Plaintiff contends that the sentence: "The bedding trade knows the quality of our products, which formerly were distributed through jobbers", implies that plaintiff no longer sells these patterns. It carries no such implication to me, and plaintiff produced no mattress manufacturer or other witness to testify that it carried that implication to him or that plaintiff lost any business thereby. Plaintiff was then, as it had been for many years, advertising and selling tapes which it bought from four or five different manufacturers. In Columbian Art Works v. Defiance Sales Corp., 7 Cir., 45 F.2d 342, the court found that the advertisements of the defendant in that case implied that the plaintiff had discontinued the manufacture of certain calendar pads, which was not true.
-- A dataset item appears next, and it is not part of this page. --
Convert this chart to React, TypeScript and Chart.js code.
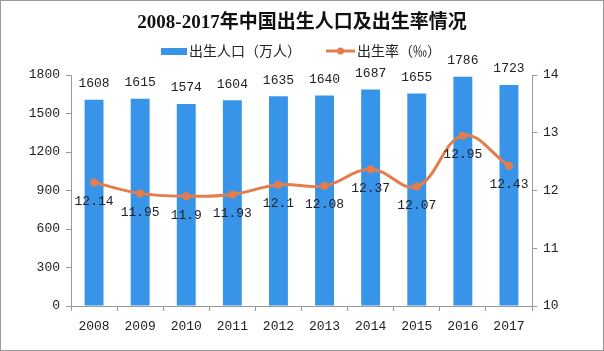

The advertisements in the case at bar implied at most that plaintiff would no longer market tapes manufactured by defendant, but that defendant would sell them direct to mattress manufacturers, which was true; the advertisements did not imply that plaintiff would not continue to sell the same patterns, manufactured by other producers.

No witness testified that defendant's advertisements or other sales efforts confused *579 him as to the origin of the tapes. This is the important point.

Plaintiff argues that "there is not a false representation of source of products in this case, but a false representation of source of warranty or sponsorship". It is true that a violation of a trade mark indicating the origin of selection and classification, as of flour, may be actionable. Menendez v. Holt, 128 U.S. 514, 9 S. Ct. 143, 32 L. Ed. 526. But there was no trade mark to violate in this case, and no false representation of source of warranty or sponsorship. No purchaser thought plaintiff was warranting or sponsoring any goods such purchaser bought from defendant. The only people who purchased mattress tape from either plaintiff or defendant were mattress manufacturers, and there is no evidence that any of them were deceived.

Defendant's solicitation of the customers to whom it had formerly shipped tape for plaintiff does not meet the ethical standards we would like to see obtain in the business world. And it is true that "the tendency of the law is to enforce higher standards of fairness and commercial morality in trade, depending upon the character and nature thereof." Noma Lites v. Lawn Spray, Inc., D.C.E. D.N.Y., 130 F. Supp. 124, 127, and cases there cited; Edmondson Village Theatre, Inc. v. Einbinder, supra; 3 Restatement, Torts, ch. 35, pp. 539, 540. But what competition is unfair must depend to some extent upon the standards which prevail in the particular market-place. Germanow v. Standard Unbreakable Watch Crystals, Inc., supra. This market-place was "rough". According to plaintiff's witness Hirsch, it was one in which "you have to use every means to make a sale".

Finally, there is no evidence that plaintiff lost any sales as a result of that solicitation or by reason of any of the elements in the competition which plaintiff claims were unfair. Plaintiff's damage was caused by defendant selling identical tapes at a lower price; and for such damage the law affords no redress.

I will enter a decree, pursuant to the understanding at the pre-trial conference, enjoining defendant David Goetz from using numbers to identify his mattress tapes, and denying plaintiff any other relief; each party to bear its own costs.

NOTES

[1] Plaintiff sued David Goetz and Rose Goetz, t/a Federal Silk Mills, and Federal Silk Mills, Inc. I have found as a fact that the tapes in question were sold by David Goetz individually, t/a Federal Silk Mills, and I will refer to him as "defendant". The possible liability of the other defendants will also be discussed.